**RAW DATA:**

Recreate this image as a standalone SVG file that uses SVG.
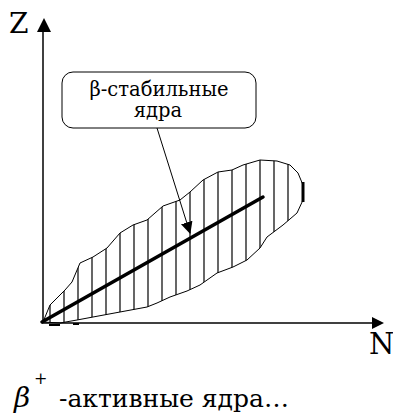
<svg xmlns="http://www.w3.org/2000/svg" width="393" height="414" viewBox="0 0 393 414">
<style>
.ax{stroke:#000;stroke-width:1.5;fill:none}
.thin{stroke:#000;stroke-width:1;fill:none}
.t{font-family:"DejaVu Serif","Liberation Serif",serif;fill:#000}
</style>
<defs>
<marker id="ah" viewBox="0 0 12 12" refX="11" refY="6" markerWidth="12" markerHeight="12" markerUnits="userSpaceOnUse" orient="auto">
<path d="M0,0 L12,6 L0,12 Z" fill="#000"/>
</marker>
<clipPath id="regclip">
<path d="M43,322 L50,305 L65,290 L72,282 L80,263 L93,257 L107,248 L120,233 L133,225 L147,220 L163,206 L180,200 L190,192 L203,180 L218,172 L232,170 L243,165 L260,160 L277,161 L290,165 L298,173 L303,185 L303,200 L297,213 L283,225 L267,237 L260,248 L247,260 L233,267 L217,273 L200,285 L187,291 L170,297 L157,303 L147,307 L120,312 L93,317 L77,320 L60,323 Z"/>
</clipPath>
</defs>
<g id="region">
<path class="thin" d="M43,322 L50,305 L65,290 L72,282 L80,263 L93,257 L107,248 L120,233 L133,225 L147,220 L163,206 L180,200 L190,192 L203,180 L218,172 L232,170 L243,165 L260,160 L277,161 L290,165 L298,173 L303,185 L303,200 L297,213 L283,225 L267,237 L260,248 L247,260 L233,267 L217,273 L200,285 L187,291 L170,297 L157,303 L147,307 L120,312 L93,317 L77,320 L60,323 Z"/>
<g clip-path="url(#regclip)" stroke="#000" stroke-width="1.2">
<line x1="50" y1="150" x2="50" y2="330"/>
<line x1="64" y1="150" x2="64" y2="330"/>
<line x1="78" y1="150" x2="78" y2="330"/>
<line x1="92" y1="150" x2="92" y2="330"/>
<line x1="106" y1="150" x2="106" y2="330"/>
<line x1="120" y1="150" x2="120" y2="330"/>
<line x1="134" y1="150" x2="134" y2="330"/>
<line x1="148" y1="150" x2="148" y2="330"/>
<line x1="162" y1="150" x2="162" y2="330"/>
<line x1="176" y1="150" x2="176" y2="330"/>
<line x1="190" y1="150" x2="190" y2="330"/>
<line x1="204" y1="150" x2="204" y2="330"/>
<line x1="218" y1="150" x2="218" y2="330"/>
<line x1="232" y1="150" x2="232" y2="330"/>
<line x1="246" y1="150" x2="246" y2="330"/>
<line x1="260" y1="150" x2="260" y2="330"/>
<line x1="274" y1="150" x2="274" y2="330"/>
<line x1="288" y1="150" x2="288" y2="330"/>
</g>
<line x1="303" y1="182" x2="303" y2="202" stroke="#000" stroke-width="3"/>
<line x1="49" y1="325" x2="60" y2="325" stroke="#000" stroke-width="2"/>
<line x1="73" y1="324" x2="79" y2="324" stroke="#000" stroke-width="2"/>
</g>
<g id="axes">
<line class="ax" x1="43" y1="323" x2="43" y2="30"/>
<path d="M44,18 L37,32 L51,32 Z" fill="#000"/>
<line class="ax" x1="42" y1="323" x2="374" y2="323"/>
<path d="M384,323 L372,317 L372,329 Z" fill="#000"/>
<text class="t" x="9" y="33" font-size="28">Z</text>
<text class="t" x="369" y="354" font-size="29">N</text>
</g>
<g id="trend">
<line x1="42" y1="322" x2="263" y2="197" stroke="#000" stroke-width="3.5" stroke-linecap="round"/>
</g>
<g id="label">
<rect x="62" y="72" width="194" height="56" rx="11" ry="11" class="thin"/>
<text class="t" x="159" y="96" font-size="19.5" text-anchor="middle">β-стабильные</text>
<text class="t" x="158" y="117" font-size="19.5" text-anchor="middle">ядра</text>
</g>
<g id="connectors">
<line class="thin" x1="157" y1="128" x2="190" y2="233" marker-end="url(#ah)"/>
</g>
<g id="caption">
<text class="t" x="14" y="407" font-size="28" font-style="italic">β</text>
<text class="t" x="34" y="384" font-size="16">+</text>
<text class="t" x="59" y="407" font-size="25">-активные ядра…</text>
</g>
</svg>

**WHAT TO DO:** Transcribe the listing in full and omit the pictures.

**SOLUTION TO THIS PROBLEM:**
Recreate this image as a standalone SVG file that uses SVG.
<svg xmlns="http://www.w3.org/2000/svg" width="393" height="414" viewBox="0 0 393 414">
<style>
.ax{stroke:#000;stroke-width:1.5;fill:none}
.thin{stroke:#000;stroke-width:1;fill:none}
.t{font-family:"DejaVu Serif","Liberation Serif",serif;fill:#000}
</style>
<defs>
<marker id="ah" viewBox="0 0 12 12" refX="11" refY="6" markerWidth="12" markerHeight="12" markerUnits="userSpaceOnUse" orient="auto">
<path d="M0,0 L12,6 L0,12 Z" fill="#000"/>
</marker>
<clipPath id="regclip">
<path d="M43,322 L50,305 L65,290 L72,282 L80,263 L93,257 L107,248 L120,233 L133,225 L147,220 L163,206 L180,200 L190,192 L203,180 L218,172 L232,170 L243,165 L260,160 L277,161 L290,165 L298,173 L303,185 L303,200 L297,213 L283,225 L267,237 L260,248 L247,260 L233,267 L217,273 L200,285 L187,291 L170,297 L157,303 L147,307 L120,312 L93,317 L77,320 L60,323 Z"/>
</clipPath>
</defs>
<g id="region">
<path class="thin" d="M43,322 L50,305 L65,290 L72,282 L80,263 L93,257 L107,248 L120,233 L133,225 L147,220 L163,206 L180,200 L190,192 L203,180 L218,172 L232,170 L243,165 L260,160 L277,161 L290,165 L298,173 L303,185 L303,200 L297,213 L283,225 L267,237 L260,248 L247,260 L233,267 L217,273 L200,285 L187,291 L170,297 L157,303 L147,307 L120,312 L93,317 L77,320 L60,323 Z"/>
<g clip-path="url(#regclip)" stroke="#000" stroke-width="1.2">
<line x1="50" y1="150" x2="50" y2="330"/>
<line x1="64" y1="150" x2="64" y2="330"/>
<line x1="78" y1="150" x2="78" y2="330"/>
<line x1="92" y1="150" x2="92" y2="330"/>
<line x1="106" y1="150" x2="106" y2="330"/>
<line x1="120" y1="150" x2="120" y2="330"/>
<line x1="134" y1="150" x2="134" y2="330"/>
<line x1="148" y1="150" x2="148" y2="330"/>
<line x1="162" y1="150" x2="162" y2="330"/>
<line x1="176" y1="150" x2="176" y2="330"/>
<line x1="190" y1="150" x2="190" y2="330"/>
<line x1="204" y1="150" x2="204" y2="330"/>
<line x1="218" y1="150" x2="218" y2="330"/>
<line x1="232" y1="150" x2="232" y2="330"/>
<line x1="246" y1="150" x2="246" y2="330"/>
<line x1="260" y1="150" x2="260" y2="330"/>
<line x1="274" y1="150" x2="274" y2="330"/>
<line x1="288" y1="150" x2="288" y2="330"/>
</g>
<line x1="303" y1="182" x2="303" y2="202" stroke="#000" stroke-width="3"/>
<line x1="49" y1="325" x2="60" y2="325" stroke="#000" stroke-width="2"/>
<line x1="73" y1="324" x2="79" y2="324" stroke="#000" stroke-width="2"/>
</g>
<g id="axes">
<line class="ax" x1="43" y1="323" x2="43" y2="30"/>
<path d="M44,18 L37,32 L51,32 Z" fill="#000"/>
<line class="ax" x1="42" y1="323" x2="374" y2="323"/>
<path d="M384,323 L372,317 L372,329 Z" fill="#000"/>
<text class="t" x="9" y="33" font-size="28">Z</text>
<text class="t" x="369" y="354" font-size="29">N</text>
</g>
<g id="trend">
<line x1="42" y1="322" x2="263" y2="197" stroke="#000" stroke-width="3.5" stroke-linecap="round"/>
</g>
<g id="label">
<rect x="62" y="72" width="194" height="56" rx="11" ry="11" class="thin"/>
<text class="t" x="159" y="96" font-size="19.5" text-anchor="middle">β-стабильные</text>
<text class="t" x="158" y="117" font-size="19.5" text-anchor="middle">ядра</text>
</g>
<g id="connectors">
<line class="thin" x1="157" y1="128" x2="190" y2="233" marker-end="url(#ah)"/>
</g>
<g id="caption">
<text class="t" x="14" y="407" font-size="28" font-style="italic">β</text>
<text class="t" x="34" y="384" font-size="16">+</text>
<text class="t" x="59" y="407" font-size="25">-активные ядра…</text>
</g>
</svg>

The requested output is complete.